Pitch Class Distributions

Pitch Class Distributions (PCDs) are a compact way of describing the tonal content of a piece or excerpt of music. A PCD is simply a histogram of the pitches which occur in the piece, and is usually generated automatically using a pitch detection algorithm. Normally, these pitches are discretized to a standard scale, that is, we assume that all the relevant material falls within a known scale, and pitches do not vary freely. PCDs may be weighted by the duration of the pitches encountered, so that a note which is held for a long time gets a correspondingly greater weight in the histogram. This is inherent to the calculation when the audio is processed on a frame-by-frame basis, and each chunk of audio is processed independently, without considering whether it belongs to the same "note" as the previous or following frame.

It has been shown that listeners are sensitive to this distribution. Krumhansl, in the now famous probe-tone method showed that tones that listeners judged as most fitting in a particular tonal context where the most frequently used tones in the key. Others have shown that when making speeded judgments about final melodic tones, reaction time was inversely proportional to the frequency of the tone in that key context.

When analyzing an audio signal to derive a PCD, several issues come up. First, the pitch data must be extracted. This is a non-trivial task in many circumstances, and works best when the input is essentially monophonic; while multi-pitch estimation is a progressing field, the techniques are not yet that robust or reliable. Typically, the input signal is broken into very short frames (several milliseconds) of audio, which are separately analyzed for pitch content [yin, hpcp]. Neighboring frames may be compared to generate a more reliable pitch estimate. The resulting pitch tracks must then be assigned to frequency bins, whose boundaries are set halfway between chromatic scale degrees (on a logarithmic frequency scale). In order to define these bin boundaries, we need to have an idea of where the scale is centered, not only to know where to place the bin boundaries, but also to properly label the scale degrees (e.g. which note is the tonic) for when we analyze the PCD. In our case, we manually annotate each track we intend to analyze by tuning an oscillator while closely listening to the music. A future improvement in the process will be automatic annotation.

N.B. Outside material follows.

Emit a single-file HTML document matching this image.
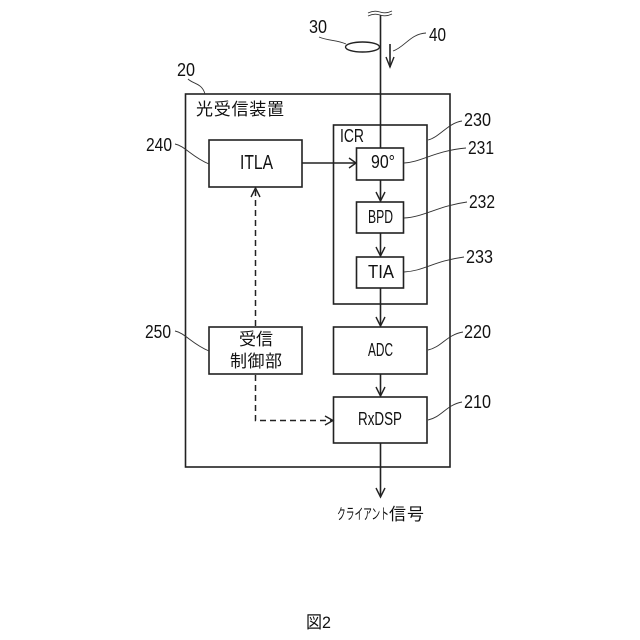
<!DOCTYPE html>
<html><head><meta charset="utf-8"><style>
html,body{margin:0;padding:0;background:#fff}
svg{display:block}
text{font-family:"Liberation Sans","Noto Sans CJK JP",sans-serif;fill:#111}
.b{fill:none;stroke:#222;stroke-width:1.6}
.l{fill:none;stroke:#222;stroke-width:1.6}
.t{fill:none;stroke:#333;stroke-width:.9}
.a{fill:none;stroke:#222;stroke-width:1.4}
.d{fill:none;stroke:#222;stroke-width:1.5;stroke-dasharray:6 4}
</style></head><body>
<svg width="640" height="640" viewBox="0 0 640 640" xmlns="http://www.w3.org/2000/svg">
<rect width="640" height="640" fill="#fff"/>
<rect class="b" x="185.500" y="94" width="264.500" height="373"/>
<rect class="b" x="333.500" y="125" width="93.500" height="179"/>
<rect class="b" x="356.500" y="148" width="47" height="32"/>
<rect class="b" x="356.500" y="202" width="47" height="31"/>
<rect class="b" x="356.500" y="257" width="47" height="31"/>
<rect class="b" x="333.500" y="327" width="93.500" height="47"/>
<rect class="b" x="333.500" y="397" width="93.500" height="46"/>
<rect class="b" x="209" y="140" width="93" height="47"/>
<rect class="b" x="209" y="327" width="93" height="47"/>

<path class="l" d="M380.500 15V148M380.500 180V201M380.500 233V256M380.500 288V326M380.500 374V396M380.500 443V497M302 163H356"/>
<path class="t" d="M368 13q6-3 12-1t12-1M368 16q6-3 12-1t12-1"/>
<ellipse cx="362.500" cy="47" rx="17" ry="5" fill="#fff" stroke="#222" stroke-width="1.400"/>
<path class="l" d="M390 44V67"/>
<path class="a" d="M386 57l4 10 4-10"/>
<path class="a" d="M349 158l7 5-7 5M376 192l4.500 9 4.500-9M376 247l4.500 9 4.500-9M376 317l4.500 9 4.500-9M376 387l4.500 9 4.500-9M376 488l4.500 9 4.500-9"/>

<path class="d" d="M255.500 326V190"/>
<path class="a" d="M251 197l4.500-9 4.500 9"/>
<path class="d" d="M255.500 375V420.500H332"/>
<path class="a" d="M325 416l8 4.500-8 4.500"/>

<path class="t" d="M319 37c10 4 18 3 27 7"/>
<path class="t" d="M393 51c12-4 17-17 33-18"/>
<path class="t" d="M188 79c5 5 14 4 17 15"/>
<path class="t" d="M175 144c10 2 17 13 34 20"/>
<path class="t" d="M175 331c10 2 17 13 34 20"/>
<path class="t" d="M428 140c12-3 20-17 34-19"/>
<path class="t" d="M404 163c18-1 30-12 62-15"/>
<path class="t" d="M404 218c20-1 34-12 63-16"/>
<path class="t" d="M404 272c20-1 30-11 60-15"/>
<path class="t" d="M428 350c14-3 18-15 35-18"/>
<path class="t" d="M428 420c14-3 18-15 34-18"/>

<g font-size="18">
<text x="309" y="33" textLength="18" lengthAdjust="spacingAndGlyphs">30</text>
<text x="429" y="41" textLength="17" lengthAdjust="spacingAndGlyphs">40</text>
<text x="177" y="76" textLength="18" lengthAdjust="spacingAndGlyphs">20</text>
<text x="146" y="151" textLength="26" lengthAdjust="spacingAndGlyphs">240</text>
<text x="145" y="338" textLength="26" lengthAdjust="spacingAndGlyphs">250</text>
<text x="464" y="126" textLength="27" lengthAdjust="spacingAndGlyphs">230</text>
<text x="468" y="154" textLength="26" lengthAdjust="spacingAndGlyphs">231</text>
<text x="469" y="208" textLength="26" lengthAdjust="spacingAndGlyphs">232</text>
<text x="466" y="263" textLength="27" lengthAdjust="spacingAndGlyphs">233</text>
<text x="464" y="338" textLength="27" lengthAdjust="spacingAndGlyphs">220</text>
<text x="464" y="408" textLength="27" lengthAdjust="spacingAndGlyphs">210</text>
</g>

<text x="196" y="115" font-size="17" textLength="88" lengthAdjust="spacing">光受信装置</text>
<text x="240" y="169" font-size="20" textLength="33" lengthAdjust="spacingAndGlyphs">ITLA</text>
<g font-size="18">
<text x="340" y="142" textLength="24" lengthAdjust="spacingAndGlyphs">ICR</text>
<text x="371" y="168" textLength="24" lengthAdjust="spacingAndGlyphs">90°</text>
<text x="368" y="223" textLength="25" lengthAdjust="spacingAndGlyphs">BPD</text>
<text x="368" y="278" textLength="26" lengthAdjust="spacingAndGlyphs">TIA</text>
<text x="368" y="356" textLength="25" lengthAdjust="spacingAndGlyphs">ADC</text>
<text x="358" y="425" textLength="44" lengthAdjust="spacingAndGlyphs">RxDSP</text>
</g>
<text x="239" y="345" font-size="17" textLength="34" lengthAdjust="spacing">受信</text>
<text x="230" y="367" font-size="17" textLength="52" lengthAdjust="spacing">制御部</text>
<text x="337" y="519" font-size="15" textLength="52" lengthAdjust="spacingAndGlyphs">クライアント</text>
<text x="389" y="520" font-size="17" textLength="35" lengthAdjust="spacing">信号</text>
<text x="306" y="628" font-size="17" textLength="25" lengthAdjust="spacingAndGlyphs">図2</text>
</svg>
</body></html>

Once this process is complete, we have a PCD for a given chunk of music, which gives us the relative occurence, of each of the twelve possible chromatic scale degrees. Typically, the PCD is normalized so that each value represents the percentage of audio frames which contain primarily that pitch. One notable feature of real-world PCDs which come from audio signal analysis is that they are quite messy. Every chromatic pitch has some non-zero value, so even notes which are not "present" in a given raag, or a given performance or excerpt, will still show up in the histogram. This is partially a result of inaccuracies in the pitch-tracking, but also of the glides which are so common in Indian music, in which a performer may connect two notes by smoothly sliding from oneto the other. While we may hear it as a connecting gesture between the two "real" notes, the intermediate pitches are binned and counted in the histogram.

The following figure is a block diagram showing an overview of the process of PCD extraction. The inclusion of an onset detection algorithm allows the option of collecting a note-by-note histogram (that is, not weighted by duration).

PCD extraction block diagram

PCDDs incorporate a small amount of sequential information. They are histograms of bi-grams, that is, they represent the relative prevalence of all possible two-note sequences. There are of course many more possible combinations than individual notes (144), so the data is much more sparse. Calculating the PCD requires a different approach from PCD calculation; in order to count note transitions, we must first identify the notes, and cannot simply operate on a frame-level. Onset detection techniques are reasonably well-developed, but there are some difficulties which arise in the case of Indian Classical Music. The main complication of calculating PCDDs in this musical context is the occurrence of notes that are played by sliding up or down to that pitch from a previous note, without any clear onset. When pitches are histogrammed for each time-frame, as in PCDs, this poses no problem. However, in PCDDs this characteristic poses difficulties, and ideally the algorithm would not rely on explicit onsets (e.g. the percussive pluck of a string, a discrete change in pitch, etc). Currently, this problem has not been solved, and so the PCDDs entail a certain level of abstraction, as some of the values recorded in them are in actuality the bi-grams for the closest pairs of clearly articulated notes, rather than simply bi-grams of adjacent notes. This also makes PCDDs substantially more vulnerable than PCDs to variations in recording quality, accompaniment, and instrumentation.

The following figure is a block diagram showing an overview of the process of PCDD extraction. Due to the size of the PCDD vector (or matrix), we may only be interested in a few key points; a few such hypothetical points are highlighted in the figure.

PCDD extraction block diagram

Raag Database (GTraagDB)

The database was assembled from a variety of sources. The samples were chosen to include considerable diversity across several dimensions: in raag, musician, instrument, playing style, presence or absence of accompaniment, and recording quality. Commercial recordings were included along with close to twenty hours of unaccompanied raags recorded specifically for this study.

A total of thirty one raags were represented in the database, comprising a significant fraction of the commonly played corpus of ICM.

Most performances used had both a very slow, unmetered section (alap), and a faster, rhythmic section as well (bandish or gat). Nineteen musicians' playing was included; six were instrumentalists playing either the plucked string instruments sarod or sitar, or the blown instruments shenai or flute, and the remaining thirteen were vocalists, both male and female. Recordings made expressly for this project were unaccompanied by either drone or tabla, providing a clean and isolated signal, while the commercial recordings contained a full range of accompaniment, and sometimes were of a significantly degraded sound quality.